HALF_UP is "round half away from zero" — the schoolbook rule. HALF_EVEN — banker’s rounding — rounds a halfway value to the nearest even digit, so 2.5 → 2 but 3.5 → 4. Why? Over many roundings, always rounding .5 up introduces a consistent upward bias; banker’s rounding cancels it out, which is exactly what financial and statistical systems want. HALF_EVEN is the default for IEEE 754 floating-point and for MathContext.DECIMAL*.

Pick your rounding mode deliberately. "Whichever was the default" is how a billing system slowly drifts a few cents in the house’s favor and earns a regulator’s attention.

scale, precision, and MathContext (reference grade)

Two concepts govern every BigDecimal:

• scale — the number of digits to the right of the decimal point. 19.99 has scale 2. Money math is usually fixed-scale: set scale 2 (or 4 for sub-cent interest) and a rounding mode, and keep it consistent everywhere.
• precision — the total number of significant digits. Controlled with a MathContext, which bundles a precision with a rounding mode and is what you want for scientific-style arbitrary-precision work.

import java.math.MathContext;

MathContext mc = new MathContext(5, RoundingMode.HALF_EVEN);
System.out.println(new BigDecimal("2").divide(new BigDecimal("3"), mc));

0.66667

Rule of thumb: for money, think in scale (fixed decimal places); for science, think in precision (significant figures via MathContext).

Fixed-point: store cents as a long

There is a third option that is faster than BigDecimal and, for plain currency, often simpler: don’t store dollars at all — store the smallest unit (cents, or "minor units") as a long integer. Integers in base 2 are exact, so the original ten-dimes bug simply cannot happen:

long priceCents = 10;       // $0.10
long totalCents = 0;
for (int i = 0; i < 10; i++) {
    totalCents += priceCents;
}
System.out.println(totalCents + " cents = $" + (totalCents / 100.0));
System.out.println("Exact? " + (totalCents == 100));

100 cents = $1.0
Exact? true

This is the "minor units" model used by Stripe’s API, by many ledger systems, and by anyone who needs raw speed with exact whole-unit math. The trade-offs: you manage the decimal point yourself, you must watch for long overflow on very large sums (a long caps around 9.2 quintillion — still €92 quadrillion in cents), and anything requiring division with fractional results (interest, currency conversion, tax splits) pushes you back toward BigDecimal. For addition, subtraction, and counting, fixed-point long is hard to beat.

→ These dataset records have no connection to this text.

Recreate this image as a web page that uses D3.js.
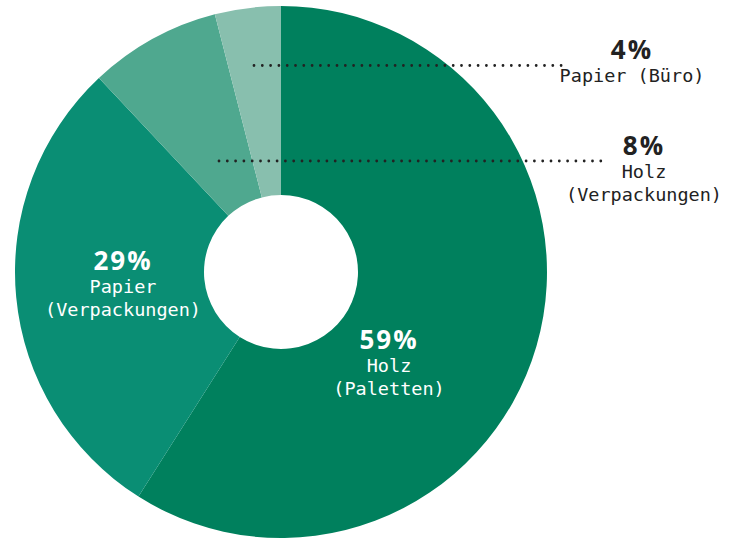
<!DOCTYPE html>
<html lang="de">
    <head>
        <meta charset="utf-8">
        <title>donut</title>
        <script type="text/javascript" src="https://cdn.jsdelivr.net/npm/d3@7"></script>
        <style>
            body { margin: 0; background: #fff; }
            .pct { font-family: "Open Sans", "Noto Sans", sans-serif; font-weight: 700; font-size: 26px; letter-spacing: 2px; }
            .lbl { font-family: "DejaVu Sans Mono", monospace; font-size: 18.5px; }
        </style>
    </head>

    <body>
        <script type="text/javascript">
        var w = 734;
        var h = 539;

        // data, in drawing order (clockwise from 12 o'clock)
        var categories = ["Holz (Paletten)", "Papier (Verpackungen)", "Holz (Verpackungen)", "Papier (Büro)"];
        var values = [59, 29, 8, 4];
        var labelLines = [["Holz", "(Paletten)"], ["Papier", "(Verpackungen)"], ["Holz", "(Verpackungen)"], ["Papier (Büro)"]];
        var colors = ["#00805d", "#0a8e74", "#4fa88f", "#88bfae"];

        var cx = 281, cy = 272;
        var outerR = 266, innerR = 77;

        var dataset = categories.map(function(c, i){
            return { name: c, value: values[i], lines: labelLines[i], color: colors[i] };
        });

        // label placement relative to the chart centre
        var labelPos = [
            { x: 108, y: 77, inside: true },
            { x: -158, y: -2, inside: true },
            { x: 363, y: -117, inside: false, lineFrom: [-62, -111], lineTo: [322, -111] },
            { x: 351, y: -213, inside: false, lineFrom: [-27, -206.5], lineTo: [282, -206.5] }
        ];

        var svg = d3.select("body")
                    .append("svg")
                    .attr("width", w)
                    .attr("height", h);

        var g = svg.append("g")
                    .attr("transform", "translate(" + cx + "," + cy + ")");

        var pie = d3.pie()
                    .sort(null)
                    .value(function(d){ return d.value; });

        var arc = d3.arc()
                    .innerRadius(innerR)
                    .outerRadius(outerR);

        g.selectAll("path")
            .data(pie(dataset))
            .enter()
            .append("path")
            .attr("d", arc)
            .attr("fill", function(d){ return d.data.color; });

        // dotted leader lines for the small slices
        dataset.forEach(function(d, i){
            var p = labelPos[i];
            if (p.inside) return;
            g.append("line")
                .attr("x1", p.lineFrom[0])
                .attr("y1", p.lineFrom[1])
                .attr("x2", p.lineTo[0])
                .attr("y2", p.lineTo[1])
                .attr("stroke", "#222")
                .attr("stroke-width", 2.8)
                .attr("stroke-linecap", "round")
                .attr("stroke-dasharray", "0 8.3");
        });

        // labels
        dataset.forEach(function(d, i){
            var p = labelPos[i];
            var fill = p.inside ? "#fff" : "#222";
            var t = g.append("g").attr("transform", "translate(" + p.x + "," + p.y + ")");
            t.append("text")
                .attr("class", "pct")
                .attr("text-anchor", "middle")
                .attr("fill", fill)
                .text(d.value + "%");
            d.lines.forEach(function(line, j){
                t.append("text")
                    .attr("class", "lbl")
                    .attr("text-anchor", "middle")
                    .attr("y", 23 + j * 23)
                    .attr("fill", fill)
                    .text(line);
            });
        });
        </script>
    </body>
</html>
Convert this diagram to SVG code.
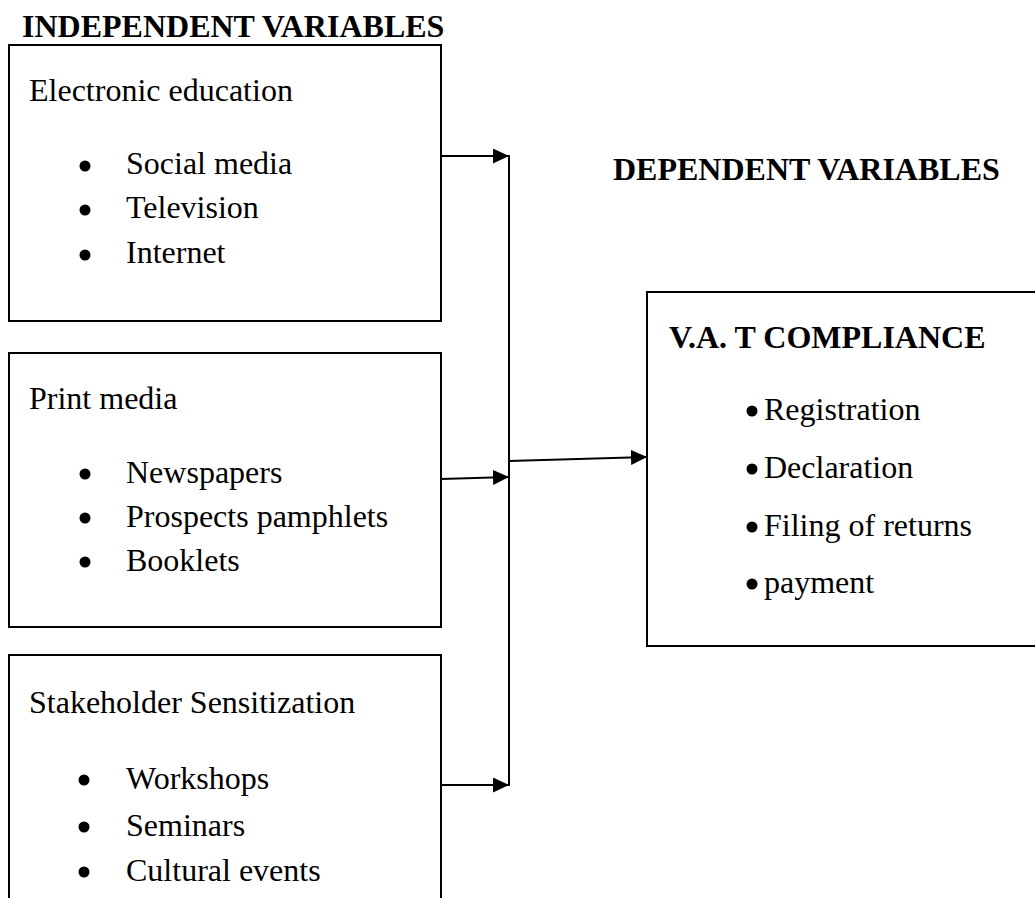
<svg xmlns="http://www.w3.org/2000/svg" width="1035" height="898" viewBox="0 0 1035 898">
<style>
text{font-family:"Liberation Serif","Times New Roman",serif;font-size:32px;fill:#000}
.b{font-weight:bold}
.box{fill:#fff;stroke:#000;stroke-width:2}
.con{fill:none;stroke:#000;stroke-width:2}
.dot{fill:#000}
</style>
<defs>
<marker id="ah" markerUnits="userSpaceOnUse" markerWidth="17" markerHeight="16" refX="16" refY="7.5" orient="auto">
<path d="M0,0 L16,7.5 L0,15 Z" fill="#000"/>
</marker>
</defs>
<rect width="1035" height="898" fill="#fff"/>
<text class="b" x="22" y="37">INDEPENDENT VARIABLES</text>
<text class="b" x="613" y="180">DEPENDENT VARIABLES</text>
<g id="node-electronic">
<rect class="box" x="9" y="45" width="432" height="276"/>
<text x="29" y="101">Electronic education</text>
<circle class="dot" cx="85" cy="166" r="5.5"/><text x="126" y="174">Social media</text>
<circle class="dot" cx="85" cy="210" r="5.5"/><text x="126" y="218">Television</text>
<circle class="dot" cx="85" cy="255" r="5.5"/><text x="126" y="263">Internet</text>
</g>
<g id="node-print">
<rect class="box" x="9" y="353" width="432" height="274"/>
<text x="29" y="409">Print media</text>
<circle class="dot" cx="85" cy="474" r="5.5"/><text x="126" y="483">Newspapers</text>
<circle class="dot" cx="85" cy="518" r="5.5"/><text x="126" y="527">Prospects pamphlets</text>
<circle class="dot" cx="85" cy="562" r="5.5"/><text x="126" y="571">Booklets</text>
</g>
<g id="node-stakeholder">
<rect class="box" x="9" y="655" width="432" height="260"/>
<text x="29" y="713">Stakeholder Sensitization</text>
<circle class="dot" cx="84" cy="780" r="5.5"/><text x="126" y="789">Workshops</text>
<circle class="dot" cx="84" cy="827" r="5.5"/><text x="126" y="836">Seminars</text>
<circle class="dot" cx="84" cy="872" r="5.5"/><text x="126" y="881">Cultural events</text>
</g>
<g id="node-vat">
<rect class="box" x="647" y="292" width="420" height="354"/>
<text class="b" x="669" y="348">V.A. T COMPLIANCE</text>
<circle class="dot" cx="752" cy="411" r="5.5"/><text x="764" y="420">Registration</text>
<circle class="dot" cx="752" cy="469" r="5.5"/><text x="764" y="478">Declaration</text>
<circle class="dot" cx="752" cy="527" r="5.5"/><text x="764" y="536">Filing of returns</text>
<circle class="dot" cx="752" cy="584" r="5.5"/><text x="764" y="593">payment</text>
</g>
<g id="connectors">
<line class="con" x1="509" y1="155" x2="509" y2="786"/>
<line class="con" x1="441" y1="156" x2="509" y2="156" marker-end="url(#ah)"/>
<line class="con" x1="441" y1="479" x2="509" y2="477" marker-end="url(#ah)"/>
<line class="con" x1="441" y1="785" x2="509" y2="785" marker-end="url(#ah)"/>
<line class="con" x1="509" y1="461" x2="647" y2="457" marker-end="url(#ah)"/>
</g>
</svg>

What precision actually costs

Correctness has a price, and it helps to know its size. The loop below adds the same value 20 million times using each approach (warmed up, single JVM run — a rough microbenchmark, not a rigorous JMH study):

long  (cents) :     ~0 ms   (JIT folds the integer loop to nearly free)
double        :     ~35 ms
BigDecimal    :    ~153 ms

So on this add-heavy workload, BigDecimal ran roughly 4–5× slower than double, and primitive long/double arithmetic is effectively free because the CPU and JIT handle it natively. BigDecimal allocates a new immutable object per operation, which adds CPU and garbage-collection pressure.

Read that the right way. For a request that does a handful of money calculations, 4–5× slower than "instant" is still instant — correctness wins, use BigDecimal without a second thought. The cost only matters in tight inner loops doing millions of operations, and that is precisely where fixed-point long (if the math allows) or double (if approximation is acceptable) earns its place. Never microbenchmark in production code; reach for JMH when numbers actually drive a decision.

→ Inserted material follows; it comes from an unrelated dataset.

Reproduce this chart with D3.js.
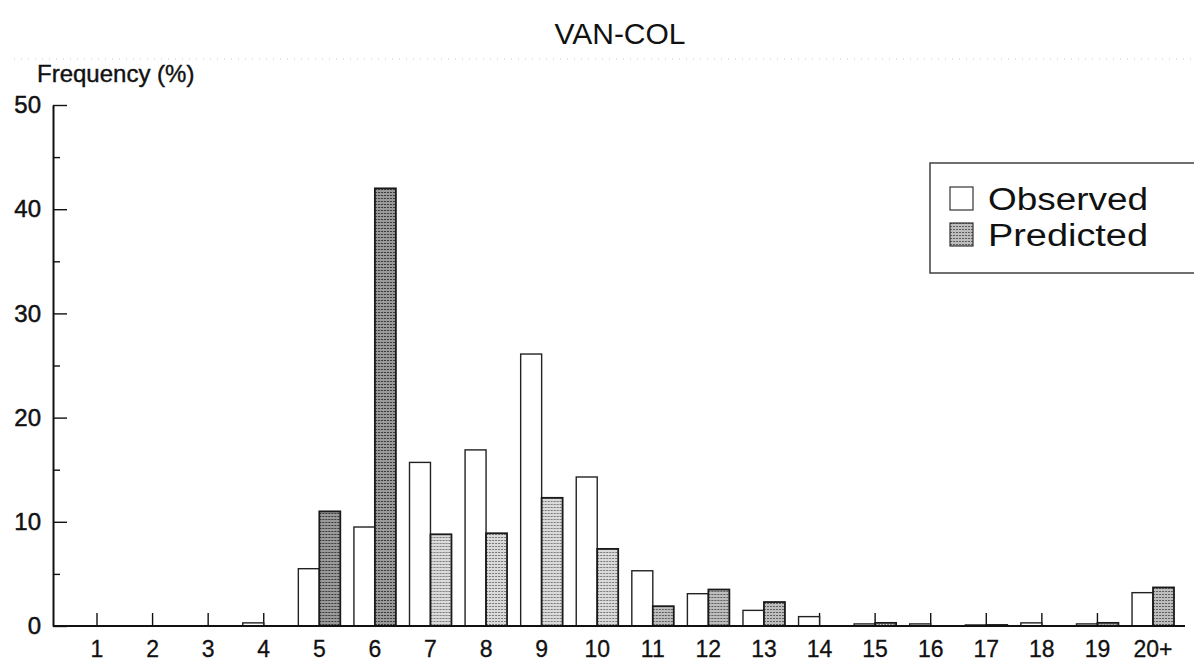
<!DOCTYPE html>
<html>
<head>
<meta charset="utf-8">
<script src="https://cdn.jsdelivr.net/npm/d3@7"></script>
<style>
  body { margin: 0; background: #fff; }
  text { font-family: "Liberation Sans", Arial, Helvetica, sans-serif; fill: #111; }
</style>
</head>
<body>
<script>
// frequency of bin (%)
var categories = ["1","2","3","4","5","6","7","8","9","10","11","12","13","14","15","16","17","18","19","20+"];
var observed  = [0, 0, 0, 0.3, 5.5, 9.5, 15.7, 16.9, 26.1, 14.3, 5.3, 3.1, 1.5, 0.9, 0.2, 0.2, 0.1, 0.3, 0.2, 3.2];
var predicted = [0, 0, 0, 0,   11.0, 42.0, 8.8, 8.9, 12.3, 7.4, 1.9, 3.5, 2.3, 0,   0.3, 0,   0.1, 0,   0.3, 3.7];
var yTicks = [0, 10, 20, 30, 40, 50];
var yMinor = [5, 15, 25, 35, 45];
var seriesNames = ["Observed", "Predicted"];

var darkBins = ["5", "6"];   // these two were printed with a darker screen
var midBins = ["11", "12", "13", "20+"];

var size = ({ width: 1194, height: 664 });
var margin = ({ top: 105, right: 14, bottom: 38, left: 53 });

var svg = d3.select("body").append("svg")
            .attr("width", size.width)
            .attr("height", size.height)
            .attr("viewBox", [0, 0, size.width, size.height]);

// stipple patterns for the predicted bars
var defs = svg.append("defs");
function stipple(id, bg, dot) {
  var p = defs.append("pattern")
              .attr("id", id)
              .attr("width", 3)
              .attr("height", 3)
              .attr("patternUnits", "userSpaceOnUse");
  p.append("rect").attr("width", 3).attr("height", 3).attr("fill", bg);
  p.append("rect").attr("width", 2).attr("height", 1).attr("fill", dot);
}
stipple("dots-dark", "#9a9a9a", "#3a3a3a");
stipple("dots-mid", "#bdbdbd", "#5e5e5e");
stipple("dots-light", "#dadada", "#7a7a7a");

function predFill(cat) {
  if (darkBins.indexOf(cat) >= 0) return "url(#dots-dark)";
  if (midBins.indexOf(cat) >= 0) return "url(#dots-mid)";
  return "url(#dots-light)";
}

var step = 55.58;
var x_scale = d3.scaleBand()
                .domain(categories)
                .range([97 - step / 2, 97 - step / 2 + step * categories.length])
                .paddingInner(0.245)
                .paddingOuter(0.1225);
var x_sub = d3.scaleBand()
              .domain(seriesNames)
              .range([0, x_scale.bandwidth()]);
var y_scale = d3.scaleLinear()
                .domain([0, 50])
                .range([size.height - margin.bottom, margin.top]);

// faint dotted scan line under the title
svg.append("line")
   .attr("x1", 14).attr("x2", size.width)
   .attr("y1", 59).attr("y2", 59)
   .attr("stroke", "#c8c8c8")
   .attr("stroke-width", 1)
   .attr("stroke-dasharray", "1,6");

// title and y label
svg.append("text")
   .attr("x", 620).attr("y", 44)
   .attr("text-anchor", "middle")
   .style("font-size", "30px")
   .text("VAN-COL");

svg.append("text")
   .attr("x", 37).attr("y", 82)
   .style("font-size", "24px")
   .attr("stroke", "#111").attr("stroke-width", 0.4)
   .text("Frequency (%)");

// bars
var rows = categories.map(function(c, i) {
  return { cat: c, obs: observed[i], pred: predicted[i] };
});

var groups = svg.selectAll("g.bin")
                .data(rows)
                .enter()
                .append("g")
                .attr("class", "bin")
                .attr("transform", (d) => "translate(" + x_scale(d.cat) + ",0)");

groups.filter((d) => d.obs > 0)
      .append("rect")
      .attr("x", x_sub("Observed"))
      .attr("y", (d) => y_scale(d.obs))
      .attr("width", x_sub.bandwidth())
      .attr("height", (d) => y_scale(0) - y_scale(d.obs))
      .attr("fill", "#fff")
      .attr("stroke", "#222")
      .attr("stroke-width", 1.4);

groups.filter((d) => d.pred > 0)
      .append("rect")
      .attr("x", x_sub("Predicted"))
      .attr("y", (d) => y_scale(d.pred))
      .attr("width", x_sub.bandwidth())
      .attr("height", (d) => y_scale(0) - y_scale(d.pred))
      .attr("fill", (d) => predFill(d.cat))
      .attr("stroke", "#1a1a1a")
      .attr("stroke-width", 1.8);

// y axis
var yAxis = svg.append("g")
               .attr("transform", "translate(" + margin.left + ",0)")
               .call(d3.axisLeft(y_scale)
                       .tickValues(yTicks)
                       .tickSizeInner(-14)
                       .tickSizeOuter(0)
                       .tickPadding(12));
yAxis.selectAll("text")
     .style("font-size", "24px")
     .attr("fill", "#111")
     .attr("stroke", "#111").attr("stroke-width", 0.5);
yAxis.selectAll("line").attr("stroke", "#111").attr("stroke-width", 1.4);
yAxis.select(".domain").attr("stroke", "#111").attr("stroke-width", 2);

svg.append("g")
   .attr("transform", "translate(" + margin.left + ",0)")
   .call(d3.axisLeft(y_scale)
           .tickValues(yMinor)
           .tickSizeInner(-7)
           .tickSizeOuter(0)
           .tickFormat(""))
   .call((g) => g.select(".domain").remove())
   .selectAll("line").attr("stroke", "#111").attr("stroke-width", 1.4);

// x axis: ticks point up at the centre of each pair
var xAxis = svg.append("g")
               .attr("transform", "translate(0," + y_scale(0) + ")")
               .call(d3.axisBottom(x_scale)
                       .tickSizeInner(-13)
                       .tickSizeOuter(0)
                       .tickPadding(15));
xAxis.select(".domain").remove();
xAxis.selectAll("text")
     .style("font-size", "23px")
     .attr("fill", "#111")
     .attr("stroke", "#111").attr("stroke-width", 0.3);
xAxis.selectAll("line").attr("stroke", "#111").attr("stroke-width", 1.4);
xAxis.lower();

svg.append("line")
   .attr("x1", margin.left).attr("x2", size.width - margin.right + 5)
   .attr("y1", y_scale(0)).attr("y2", y_scale(0))
   .attr("stroke", "#111")
   .attr("stroke-width", 2.2);

// legend
var legend = svg.append("g").attr("transform", "translate(930,163)");
legend.append("rect")
      .attr("width", 270).attr("height", 110)
      .attr("fill", "#fff")
      .attr("stroke", "#333")
      .attr("stroke-width", 1.4);

seriesNames.forEach(function(name, i) {
  var row = legend.append("g").attr("transform", "translate(20," + (24 + i * 36) + ")");
  row.append("rect")
     .attr("width", 23).attr("height", 23)
     .attr("fill", i === 0 ? "#fff" : "url(#dots-mid)")
     .attr("stroke", "#333")
     .attr("stroke-width", 1.2);
  row.append("text")
     .attr("x", 38).attr("y", 23)
     .style("font-size", "31px")
     .attr("textLength", 160)
     .attr("lengthAdjust", "spacingAndGlyphs")
     .text(name);
});
</script>
</body>
</html>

The decision, in one table

Every section so far collapses into a single question — what am I really storing? — and one table:

Your data	Use	Why
Money, tax, billing, anything that must reconcile exactly	BigDecimal (built from String, fixed scale, explicit RoundingMode)	Exact base-10 arithmetic; correctness over speed
Currency with only +, −, ×, and you want max speed	long of minor units (cents)	Integers are exact and fastest; you own the decimal point
Measurements, science, graphics, ML, statistics	double	Inherently approximate; native CPU speed; compare with epsilon
Anything at all	not float	7 digits of precision is a trap waiting to spring

If you remember only one sentence: count exact things with BigDecimal or long, measure approximate things with double, and never store money in float or double.

Going further (advanced references)

Once the fundamentals are solid, these are the tools and topics worth knowing:

• Money & Currency API (JSR 354 / Moneta). A real MonetaryAmount type with currency units, formatting, and exchange-rate operations, so you stop passing raw BigDecimals and accidentally adding dollars to euros. The reference implementation is Moneta.
• decimal4j. A library offering fixed-point decimal arithmetic backed by long, giving BigDecimal-style fixed-scale correctness at speeds close to primitives — the best of both worlds for high-throughput financial code.
• Model money as a type, not a primitive. A small record Money(long minorUnits, Currency currency) (Java 16+) centralizes rounding and currency rules in one place and makes illegal states unrepresentable, instead of scattering BigDecimal math across the codebase.
• Persistence. Map money columns to SQL DECIMAL/NUMERIC, never FLOAT/DOUBLE. In JPA/Hibernate, persist BigDecimal with an explicit precision and scale on the column so the database enforces them too.
• JSON. Jackson can silently widen numbers to double during deserialization. Enable DeserializationFeature.USE_BIG_DECIMAL_FOR_FLOATS (or bind to BigDecimal fields) so a price never round-trips through a double on its way in.
• The IEEE 754 standard itself, if you want the ground truth on subnormals, infinities, NaN, and rounding — the foundation under every double you will ever write.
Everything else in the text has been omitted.